Complex geometry effects observed on log responses in high-angle and horizontal (HaHz) wells can create challenges in achieving accurate formation evaluation. The situation is made even more difficult in thinly bedded reservoirs where measurements may respond to multiple layers within their volume of investigation. Recent publications have outlined techniques in which a layered earth model is used to define the geometry of layering relative to a wellbore. A model-compareupdate workflow is then used to solve for layer properties. Although these techniques are efficient in horizontal wells, they require good geological understanding to manually create the formation model and can be time consuming if there are many thin layers. This paper presents a semiautomatic method to construct a layered earth model in the immediate proximity of the borehole and to solve for the formation properties and geometry of the layers locally. The approach is particularly useful for shallow-reading measurements and complements the more extensive layered earth models commonly used for modeling the response of deeper reading measurements.
In this method, high-resolution density and volumetric photoelectric factor (PEF) images, acquired by logging while-drilling (LWD) tools while rotating, are analyzed to define the boundary position, dip, and properties of layers as thin as 2 inch. The computed dips, layer boundaries, and log values are then used to automatically create a local layer model (LLM) and provide an initial estimate of the density and PEF layer properties in the high-angle intervals. In the horizontal intervals where layer boundaries do not cross the wellbore axis, the user completes the LLM manually using the density image projected onto the well trajectory as an aid.
Once the LLM has been created and populated with formation properties, the corresponding logging tool measurement response is simulated by a fast-forward modeling algorithm. Through a model-compare-update workflow, the user adjusts the formation model so that the forward modeled logs and images reasonably match the measured responses. In many cases, especially in beds thicker than 6 inch, little to no manual adjustment is required.
When modeling log responses in HaHz wells there is not always a unique solution to the problem. There are two main unknowns in the layer-cake formation model:
the layer geometry, that is to say the boundary positions and dips, and
the layer petrophysical properties.
In this new workflow, the layer geometry is clearly defined by the wellbore images, leaving the layer properties as the main unknown. In many cases, the layer properties can be read directly from high resolution measurements such as density images, but this is not always the case in thin beds or nonplanar layers or when lower resolution non-azimuthal measurements are interpreted (e.g., neutron porosity). By enforcing a common formation geometry and matching simulated logs that take into account both geometry and formation properties with measured logs, the described workflow significantly increases the confidence in the computed layer geometries and properties.

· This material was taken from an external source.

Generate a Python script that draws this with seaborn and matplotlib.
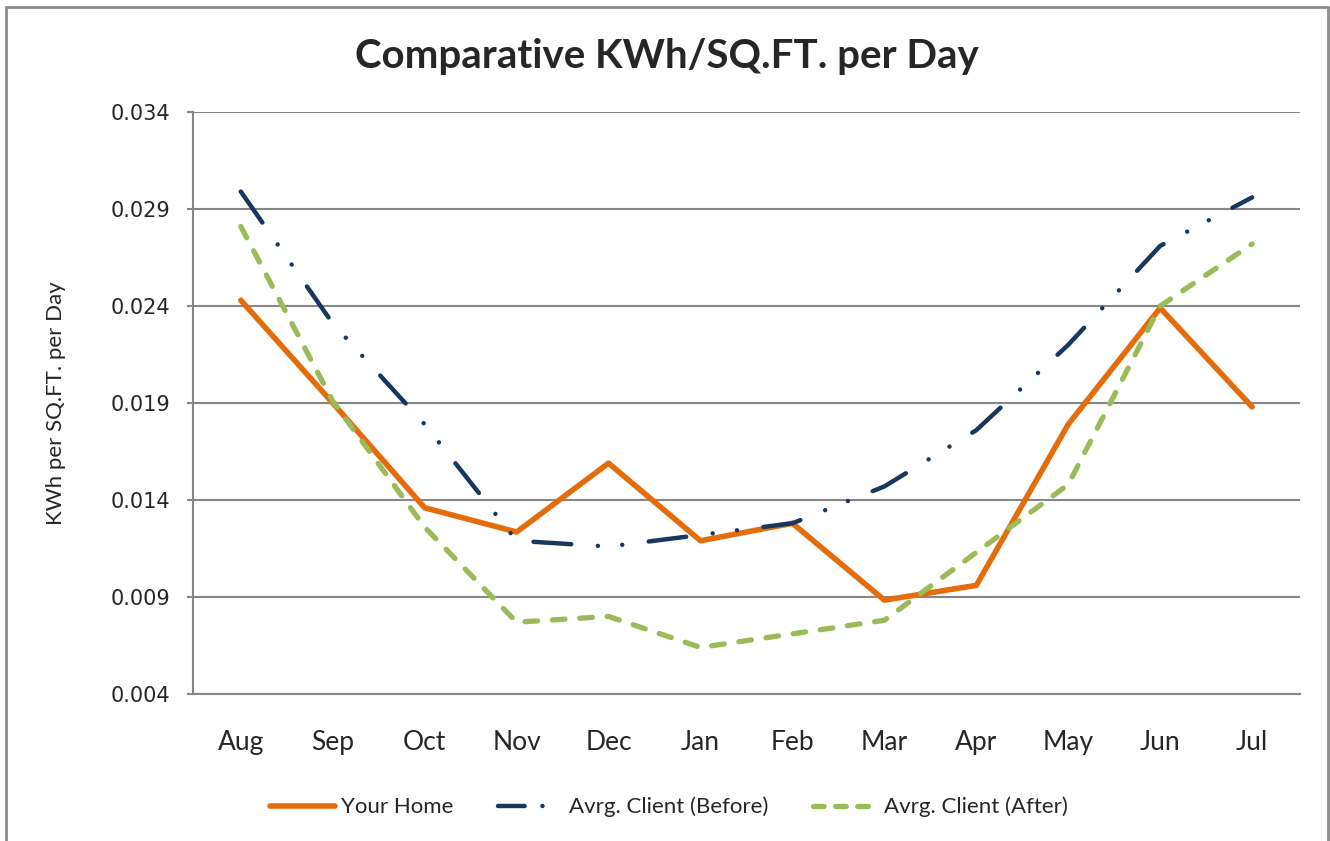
import matplotlib
matplotlib.use('Agg')
import matplotlib.pyplot as plt
import seaborn as sns
import pandas as pd
from matplotlib.lines import Line2D

# Données
mois = ['Aug', 'Sep', 'Oct', 'Nov', 'Dec', 'Jan', 'Feb', 'Mar', 'Apr', 'May', 'Jun', 'Jul']
your_home = [0.0243, 0.0190, 0.0136, 0.01235, 0.0159, 0.0119, 0.0128, 0.00884, 0.0096, 0.0179, 0.0239, 0.0188]
client_before = [0.0299, 0.0231, 0.0179, 0.0119, 0.0116, 0.0122, 0.0128, 0.0147, 0.0176, 0.0220, 0.0271, 0.0296]
client_after = [0.0281, 0.0191, 0.0126, 0.0077, 0.0080, 0.0064, 0.0071, 0.0078, 0.0113, 0.0148, 0.0240, 0.0272]
yticks = [0.004, 0.009, 0.014, 0.019, 0.024, 0.029, 0.034]

orange = '#E46C0A'
navy = '#17375E'
vert = '#9BBB59'
style_before = (0, (8.5, 6, 0.01, 5.5, 0.01, 6))
style_after = (0, (2.4, 2.8))

sns.set_style('white')
plt.rcParams['font.family'] = ['Lato', 'DejaVu Sans']

fig = plt.figure(figsize=(13.3, 8.41), dpi=100)
ax = fig.add_axes([0.1451, 0.1748, 0.8323, 0.6920])

df = pd.DataFrame({'mois': mois, 'home': your_home, 'before': client_before, 'after': client_after})
x = list(range(len(mois)))

sns.lineplot(x=x, y=df['home'], ax=ax, color=orange, lw=4.0, sort=False,
             solid_capstyle='round', label='Your Home')
sns.lineplot(x=x, y=df['before'], ax=ax, color=navy, lw=3.2, sort=False,
             label='Avrg. Client (Before)')
sns.lineplot(x=x, y=df['after'], ax=ax, color=vert, lw=3.8, sort=False,
             label='Avrg. Client (After)')

lines = ax.get_lines()
lines[1].set_linestyle(style_before)
lines[1].set_dash_capstyle('round')
lines[2].set_linestyle(style_after)
lines[2].set_dash_capstyle('round')

ax.set_xlim(-0.52, 11.52)
ax.set_ylim(0.004, 0.034)
ax.set_xticks(x)
ax.set_xticklabels(mois, fontsize=19)
ax.set_yticks(yticks)
ax.set_yticklabels([f'{v:.3f}' for v in yticks], fontsize=15, family='DejaVu Sans')
ax.tick_params(axis='x', length=0, pad=26)
ax.tick_params(axis='y', length=4, width=1.5, color='#868686', left=True, pad=12.5)
ax.grid(axis='y', color='#868686', lw=1.5)
ax.set_axisbelow(True)
for s in ['top', 'right']:
    ax.spines[s].set_visible(False)
for s in ['left', 'bottom']:
    ax.spines[s].set_color('#868686')
    ax.spines[s].set_linewidth(1.5)

ax.set_xlabel('')
ax.set_ylabel('KWh per SQ.FT. per Day', fontsize=16, labelpad=32)
fig.text(0.5015, 0.933, 'Comparative KWh/SQ.FT. per Day', ha='center', va='center',
         fontsize=29, fontweight='bold')

ax.get_legend().remove()
handles = [
    Line2D([], [], color=orange, lw=4.0),
    Line2D([], [], color=navy, lw=3.2, linestyle=(0, (6, 4, 0.01, 6)), dash_capstyle='round'),
    Line2D([], [], color=vert, lw=3.8, linestyle=(0, (2.0, 2.2)), dash_capstyle='round'),
]
fig.legend(handles, ['Your Home', 'Avrg. Client (Before)', 'Avrg. Client (After)'],
           loc='center', bbox_to_anchor=(0.503, 0.0404), ncol=3, frameon=False,
           fontsize=16, handlelength=2.9, handletextpad=0.3, columnspacing=2.0)

# cadre du graphique
kw = dict(color='#8c8c8c', lw=2, transform=fig.transFigure, clip_on=False)
fig.add_artist(Line2D([6 / 1330, 6 / 1330], [0, 1 - 7 / 841], **kw))
fig.add_artist(Line2D([6 / 1330, 1328 / 1330], [1 - 7 / 841, 1 - 7 / 841], **kw))
fig.add_artist(Line2D([1328 / 1330, 1328 / 1330], [0, 1 - 7 / 841], **kw))

fig.savefig('out.png', dpi=100)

The methodology is demonstrated on two high angle/horizontal wells, one from offshore West Africa and the other from the North Sea. The paper shows how the LLM is quickly created and updated to provide a formation model proximal to the wellbore. The rapidly created LLM provides information about formation geometry, which facilitates determination of the true properties of thin layers, free from the geometry effects that are observed on the measured logs. The true layer properties enable more accurate formation evaluation than use of the geometrically uncorrected measured logs.